# Request
Give back, exactly as written, the lines from the beginning of the listing through the one that contains "return [l /".

[start]

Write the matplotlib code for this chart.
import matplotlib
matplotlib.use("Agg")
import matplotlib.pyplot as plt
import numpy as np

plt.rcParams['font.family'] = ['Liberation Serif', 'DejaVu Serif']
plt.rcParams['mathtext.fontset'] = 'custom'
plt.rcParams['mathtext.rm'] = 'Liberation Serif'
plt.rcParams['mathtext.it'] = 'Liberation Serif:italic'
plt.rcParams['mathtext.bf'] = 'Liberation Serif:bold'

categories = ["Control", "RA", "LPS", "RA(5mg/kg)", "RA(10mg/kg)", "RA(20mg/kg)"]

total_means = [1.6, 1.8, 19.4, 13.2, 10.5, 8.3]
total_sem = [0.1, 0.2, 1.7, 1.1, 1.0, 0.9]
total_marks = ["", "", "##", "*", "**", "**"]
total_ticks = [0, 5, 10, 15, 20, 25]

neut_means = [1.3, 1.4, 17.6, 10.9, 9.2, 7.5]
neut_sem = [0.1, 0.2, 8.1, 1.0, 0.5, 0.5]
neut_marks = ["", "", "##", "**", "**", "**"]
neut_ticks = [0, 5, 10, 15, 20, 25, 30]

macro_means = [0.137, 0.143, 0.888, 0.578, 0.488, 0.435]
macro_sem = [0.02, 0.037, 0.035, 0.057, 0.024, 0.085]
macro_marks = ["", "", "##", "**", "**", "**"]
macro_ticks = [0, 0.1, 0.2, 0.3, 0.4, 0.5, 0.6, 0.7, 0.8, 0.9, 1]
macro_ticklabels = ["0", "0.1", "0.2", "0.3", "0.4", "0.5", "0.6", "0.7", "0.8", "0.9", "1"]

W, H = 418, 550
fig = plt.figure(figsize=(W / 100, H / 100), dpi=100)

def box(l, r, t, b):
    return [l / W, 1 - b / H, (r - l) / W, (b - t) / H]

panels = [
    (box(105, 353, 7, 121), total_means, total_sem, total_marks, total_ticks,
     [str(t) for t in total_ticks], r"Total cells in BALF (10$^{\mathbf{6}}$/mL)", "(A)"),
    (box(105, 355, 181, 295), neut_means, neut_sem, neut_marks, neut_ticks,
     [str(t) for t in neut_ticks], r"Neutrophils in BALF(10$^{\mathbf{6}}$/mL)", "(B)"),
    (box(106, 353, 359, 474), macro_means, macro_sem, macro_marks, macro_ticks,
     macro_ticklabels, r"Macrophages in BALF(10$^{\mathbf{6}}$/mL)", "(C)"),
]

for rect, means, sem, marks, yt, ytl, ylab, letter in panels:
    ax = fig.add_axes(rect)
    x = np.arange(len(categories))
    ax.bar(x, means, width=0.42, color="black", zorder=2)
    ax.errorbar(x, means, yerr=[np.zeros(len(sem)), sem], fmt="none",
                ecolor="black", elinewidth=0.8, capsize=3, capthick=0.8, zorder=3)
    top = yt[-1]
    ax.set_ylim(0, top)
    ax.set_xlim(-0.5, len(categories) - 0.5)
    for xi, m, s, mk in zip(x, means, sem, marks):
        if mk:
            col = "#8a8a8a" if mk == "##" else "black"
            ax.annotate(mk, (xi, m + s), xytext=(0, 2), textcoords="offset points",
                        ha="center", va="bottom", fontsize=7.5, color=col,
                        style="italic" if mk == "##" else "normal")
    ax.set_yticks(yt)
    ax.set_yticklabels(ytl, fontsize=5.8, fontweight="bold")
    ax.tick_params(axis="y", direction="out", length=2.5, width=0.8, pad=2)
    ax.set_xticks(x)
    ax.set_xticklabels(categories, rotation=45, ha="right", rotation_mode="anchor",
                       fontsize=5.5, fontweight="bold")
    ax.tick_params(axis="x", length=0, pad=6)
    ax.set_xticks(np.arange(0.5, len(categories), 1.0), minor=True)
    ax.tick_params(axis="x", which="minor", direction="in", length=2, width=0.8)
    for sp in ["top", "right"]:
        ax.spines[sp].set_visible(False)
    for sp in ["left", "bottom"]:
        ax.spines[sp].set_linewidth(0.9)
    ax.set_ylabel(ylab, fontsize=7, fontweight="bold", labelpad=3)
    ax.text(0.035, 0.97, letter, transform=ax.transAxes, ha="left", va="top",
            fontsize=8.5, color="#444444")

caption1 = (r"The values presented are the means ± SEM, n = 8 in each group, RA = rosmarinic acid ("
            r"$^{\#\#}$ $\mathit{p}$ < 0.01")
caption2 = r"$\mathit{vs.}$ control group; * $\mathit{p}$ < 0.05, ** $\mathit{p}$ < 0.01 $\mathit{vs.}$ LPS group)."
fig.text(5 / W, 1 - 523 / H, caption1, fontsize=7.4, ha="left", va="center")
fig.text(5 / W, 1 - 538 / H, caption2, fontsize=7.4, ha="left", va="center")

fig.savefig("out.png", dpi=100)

[end]

# Response for this exercise
Write the matplotlib code for this chart.
import matplotlib
matplotlib.use("Agg")
import matplotlib.pyplot as plt
import numpy as np

plt.rcParams['font.family'] = ['Liberation Serif', 'DejaVu Serif']
plt.rcParams['mathtext.fontset'] = 'custom'
plt.rcParams['mathtext.rm'] = 'Liberation Serif'
plt.rcParams['mathtext.it'] = 'Liberation Serif:italic'
plt.rcParams['mathtext.bf'] = 'Liberation Serif:bold'

categories = ["Control", "RA", "LPS", "RA(5mg/kg)", "RA(10mg/kg)", "RA(20mg/kg)"]

total_means = [1.6, 1.8, 19.4, 13.2, 10.5, 8.3]
total_sem = [0.1, 0.2, 1.7, 1.1, 1.0, 0.9]
total_marks = ["", "", "##", "*", "**", "**"]
total_ticks = [0, 5, 10, 15, 20, 25]

neut_means = [1.3, 1.4, 17.6, 10.9, 9.2, 7.5]
neut_sem = [0.1, 0.2, 8.1, 1.0, 0.5, 0.5]
neut_marks = ["", "", "##", "**", "**", "**"]
neut_ticks = [0, 5, 10, 15, 20, 25, 30]

macro_means = [0.137, 0.143, 0.888, 0.578, 0.488, 0.435]
macro_sem = [0.02, 0.037, 0.035, 0.057, 0.024, 0.085]
macro_marks = ["", "", "##", "**", "**", "**"]
macro_ticks = [0, 0.1, 0.2, 0.3, 0.4, 0.5, 0.6, 0.7, 0.8, 0.9, 1]
macro_ticklabels = ["0", "0.1", "0.2", "0.3", "0.4", "0.5", "0.6", "0.7", "0.8", "0.9", "1"]

W, H = 418, 550
fig = plt.figure(figsize=(W / 100, H / 100), dpi=100)

def box(l, r, t, b):
    return [l / W, 1 - b / H, (r - l) / W, (b - t) / H]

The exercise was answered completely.